A marketoonist’s hard truths about the industry

From shiny new distractions to fallacious funnels, cartoonist Tom Fishburne points out the obvious ridiculousness in our industry that most are blind to.

A marketoonist’s hard truths about the industry

Note: All cartoons here reprinted with permission of the Marketoonist. To reproduce any cartoons in this article, please license the at marketoonist.com

What makes marketing ripe for satire?

“Oh my gosh, an endless supply of material,” says Tom Fishburne, the runaway crowd-pleaser at a packed Campaign360 event in Singapore earlier this month.

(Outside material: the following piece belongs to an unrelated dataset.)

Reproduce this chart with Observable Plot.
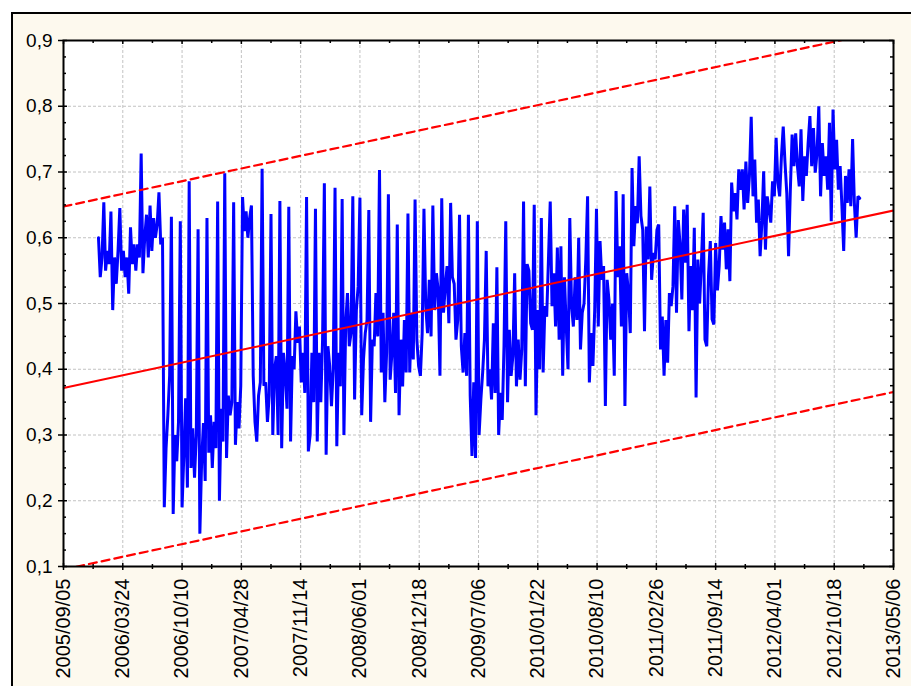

He should know. After business school, Fishburne went to work as a marketer for consumer goods companies like General Mills and Nestle while also dabbling in the tech sector as an interim CMO for a startup called HotelTonight, eventually bought by Airbnb.  

Yet for the past 12 years, the self-described ‘'marketoonist' has made a full-time career of scribbling cartoons, something he began as a hobby two decades ago but hasn’t run out of material yet. 

Tom Fishburne presenting at Campaign360 in Singapore

Shiny and new

It helps, of course, when the industry you’re targeting has a frenetic obsession with change and chasing the latest and greatest shiny new objects.  

"What we do as marketers is constantly about change. It's hard to keep pace with all of that," Fishburne says.  

Ultimately, if we want to talk about digital transformation, we have to think about organisational transformation, we have to think about the cultural bear.”

“That friction,” Fishburne continues, “is creating what I like to think of as an awkward adolescence. “As our organisations are on a path to digital maturity, it feels like we're in the middle of this adolescent zone where we have incredible access to technology to do all these great things, but occasionally it falls down.” 

 

Just like news satirists like Trevor Noah can at times more clearly convey certain truths by scrapping broadcast reporting conventions, so too can a humourist like Fishburne more easily take a step back from the industry hype of the moment and lay bare the hard realities where there’s a disconnect from how marketers perceive consumer markets and how everyday people do.  

A classic example of this is what Fishburne calls ‘funnel vision’. “When we think of needs in the moment, oftentimes the temptation is to look at the world through glasses with marketing funnels,” Fishburne says.  

“The path of least resistance is to think about our consumers that way, on a transactional path to purchase,” he continues. “One of the problems with this approach is that people are often in very different places. People are complex and not always on the path to purchase, or even thinking about your brand, they're doing other things, and sometimes this can create myopia when we look at our consumers through this sort of filter."

 

Marketers aren’t fully blind to this. To get a better sense of where consumers’ heads are at, marketers have latched onto another framework to take into account that people are experiencing their brands, products and services at different stages and with different mindsets. We’re talking, of course, about the infinitely-referenced ‘customer journey’, where billions of dollars have been spent on technology to map out and personalise brand experiences for people no matter where they are in that journey.

Except that what a marketing program detects and what consumers experience are often very different realities.  

 

“Oftentimes, if we try to optimise based on where we're trained in marketing, it can lead to experiences that are really awful,” Fishburne says.  

One way to remedy the situation, Fishburne suggests, is for marketers to leave their ivory towers from time to time and actually experience what their consumers are going through, noting how certain VPs at Apple used to take weekend shifts at Apple stores just to see what people were grappling with, when they entered the stores.  

It’s then that they can really ditch their funnel glasses and start to move experiences in a customer-centric direction. 

Just like Fishburne’s cartoons can break the ice and get marketers to admit some raw truths and flaws in their direction.

I realised that there's something really interesting about using humour at the workplace because it lets us talk about the things that are sometimes difficult to talk about,” he says.